This entry is not about candy.
The other day, during his lunch break, my father went out for a ride on a tandem with his new lesbian co-worker. It's been fairly obvious that Dad has a gay co-worker, because he has brought up gay issues consistently during every recent conversation we have shared (except for the call where he tried to explain to me why nose-picking isn't ok in public. "Gentzy, it's like sex. We all enjoy sex, but you can't do it in public." Right, Dad...it's JUST like that.). This is classic A. Gentz Franz. He is SO open-minded and accepting that all he needs is a little exposure to something/someone and he is sold. I remember having a friend in junior high school who was a little untrustworthy. My parents (Dad mostly) expressed a slight objection to my socializing with this particular friend...until I had that friend over to the house. By the end of the visit, my dad had made up a nickname for him and was ready to have him marry one of my sisters.
This is not to say that my Dad was anti-gay before his interactions with this co-worker, it's just been an interesting time for all of us practicing Mormons and gay rights. The Church took a very strong stand that was hard for many of us to understand. We've been forced to think about the issue (which is good), but it was confusing for many to think about what to do with the issue. Some people jumped in line and supported the Church, while others walked the tight rope of "faithful Mormon and gay rights supporter." Those are of course only two reactions among myriad reactions to what has become a painful and divisive issue for many of our faith. Not to speak for Dad, but I'd explain his discomfort as a result of his intense love for the Church and his superordinate love for people...all people. Anyway...back to the tandem.
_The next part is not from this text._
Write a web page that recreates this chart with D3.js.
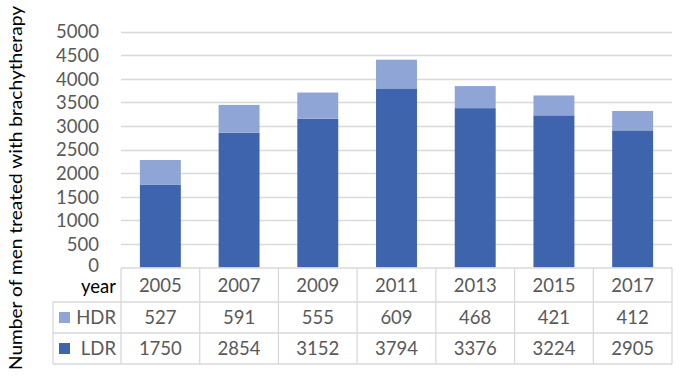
<!DOCTYPE html>
<html><head><meta charset="utf-8">
<script src="https://cdn.jsdelivr.net/npm/d3@7"></script>
<style>body{margin:0;background:#fff}svg{display:block}text{font-family:Lato,sans-serif}</style>
</head><body><svg id="c" width="685" height="376"></svg>
<script>
const years = ["2005","2007","2009","2011","2013","2015","2017"];
const hdr = [527,591,555,609,468,421,412];
const ldr = [1750,2854,3152,3794,3376,3224,2905];
const seriesNames = ["HDR","LDR"];
const yTicks = [0,500,1000,1500,2000,2500,3000,3500,4000,4500,5000];
const yTitle = "Number of men treated with brachytherapy";

const colors = {HDR:"#8fa5d5", LDR:"#3d64ad"};
const svg = d3.select("#c");
const L = 121, R = 672, T = 31.5, B = 267.5;
const x = d3.scaleBand().domain(years).range([L,R]).paddingInner(0.48).paddingOuter(0.24);
const xc = d3.scaleBand().domain(years).range([L,R]);
const y = d3.scaleLinear().domain([0,5000]).range([B,T]);
const grid = "#d9d9d9", txt = "#595959";
const fs = "18.5px";

// gridlines
svg.append("g").selectAll("line").data(yTicks.slice(1)).join("line")
  .attr("x1",L).attr("x2",R).attr("y1",d=>Math.round(y(d))+0.5).attr("y2",d=>Math.round(y(d))+0.5)
  .attr("stroke",grid).attr("stroke-width",1.3);

// y axis labels
const ax = d3.axisLeft(y).tickValues(yTicks).tickFormat(d3.format("d")).tickSize(0).tickPadding(0);
const g = svg.append("g").attr("transform",`translate(99,0)`).call(ax);
g.select(".domain").remove();
g.selectAll("text").attr("fill",txt).style("font-size",fs).style("font-family","Lato,sans-serif")
  .attr("dy",d=>d===0?"0.2em":"0.35em");

// stacked bars
const data = years.map((yr,i)=>({year:yr,LDR:ldr[i],HDR:hdr[i]}));
const stack = d3.stack().keys(["LDR","HDR"])(data);
svg.append("g").selectAll("g").data(stack).join("g").attr("fill",d=>colors[d.key])
  .selectAll("rect").data(d=>d).join("rect")
  .attr("x",d=>x(d.data.year)).attr("width",x.bandwidth())
  .attr("y",d=>y(d[1])).attr("height",d=>y(d[0])-y(d[1]));

// table
const rows = [268, 302, 333, 364];
const tg = svg.append("g").attr("stroke",grid).attr("stroke-width",1.3);
tg.append("line").attr("x1",L).attr("x2",R).attr("y1",rows[0]).attr("y2",rows[0]);
[1,2,3].forEach(k=>tg.append("line").attr("x1",53).attr("x2",R).attr("y1",rows[k]).attr("y2",rows[k]));
tg.append("line").attr("x1",53).attr("x2",53).attr("y1",rows[1]).attr("y2",rows[3]);
tg.selectAll(".v").data(years.concat(["end"])).join("line")
  .attr("x1",(d,i)=>L+i*xc.bandwidth()).attr("x2",(d,i)=>L+i*xc.bandwidth())
  .attr("y1",rows[0]).attr("y2",rows[3]);

const yearY = 286;
svg.append("text").attr("x",116).attr("y",yearY+1).attr("dy","0.35em")
  .attr("text-anchor","end").attr("fill","#000").style("font-size",fs).text("year");
svg.append("g").selectAll("text").data(years).join("text")
  .attr("x",d=>xc(d)+xc.bandwidth()/2).attr("y",yearY).attr("dy","0.35em")
  .attr("text-anchor","middle").attr("fill",txt).style("font-size",fs).text(d=>d);
const rowData = [hdr, ldr];
seriesNames.forEach((s,k)=>{
  const cy = (rows[k+1]+rows[k+2])/2;
  svg.append("rect").attr("x",59).attr("y",cy-5.5).attr("width",11).attr("height",11).attr("fill",colors[s]);
  svg.append("text").attr("x",116).attr("y",cy).attr("dy","0.35em").attr("text-anchor","end")
    .attr("fill",txt).style("font-size",fs).text(s);
  svg.append("g").selectAll("text").data(rowData[k]).join("text")
    .attr("x",(d,i)=>xc(years[i])+xc.bandwidth()/2).attr("y",cy).attr("dy","0.35em")
    .attr("text-anchor","middle").attr("fill",txt).style("font-size",fs).text(d=>d);
});

// y title
svg.append("text").attr("transform","translate(16,188) rotate(-90)").attr("dy","0.35em")
  .attr("text-anchor","middle").attr("fill","#000").style("font-size","18px")
  .attr("textLength",364).attr("lengthAdjust","spacingAndGlyphs").text(yTitle);
</script></body></html>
At some point after the tandem ride during lunch, this co-worker approaches Dad and tells him that "it would never work out between us because of the 3 Ms." My father, taken aback slightly, asks, "what are the 3Ms?" To which she responds, "Mormon, Male, and Married." When this was being related to me over the phone, at this point my mother yells out, "Can you believe this?" in a somewhat threatened way (as if Dad were being propositioned). Mom, no need to worry...the 3Ms pretty much define Dad. Getting one of those Ms out of him is not going to happen. You're safe.
This story sums up my Dad (kids, your Cakoo Papa). I've heard my father speak Ebonics, southern, sign language, and redneck (separate occasions). In those moments, he was black, southern, deaf, and a hick. NOW, he is a lesbian. Pleasers the world over salute you. If you ask me, this is a wonderful example of how my dad has made sense of the tension that frequently occurs within the mind and heart of many a person who actively practices a religion. This woman feels loved and accepted by someone who looks like the people who so frequently reject her. But my dad jumped on a tandem with her.
Religion is not enough of a reason for Dad not to love her. Indeed, as Dad views his religion (correctly, I might assert), his religion demands that he love her. Ironically, religion was 1/3 of the reason she cannot love him. Fair enough. I really don't think our family can take the whole, "Dad's leaving Mom for another woman...whom he converted to Mormonism and heterosexuality." We'll take the M&M&Ms.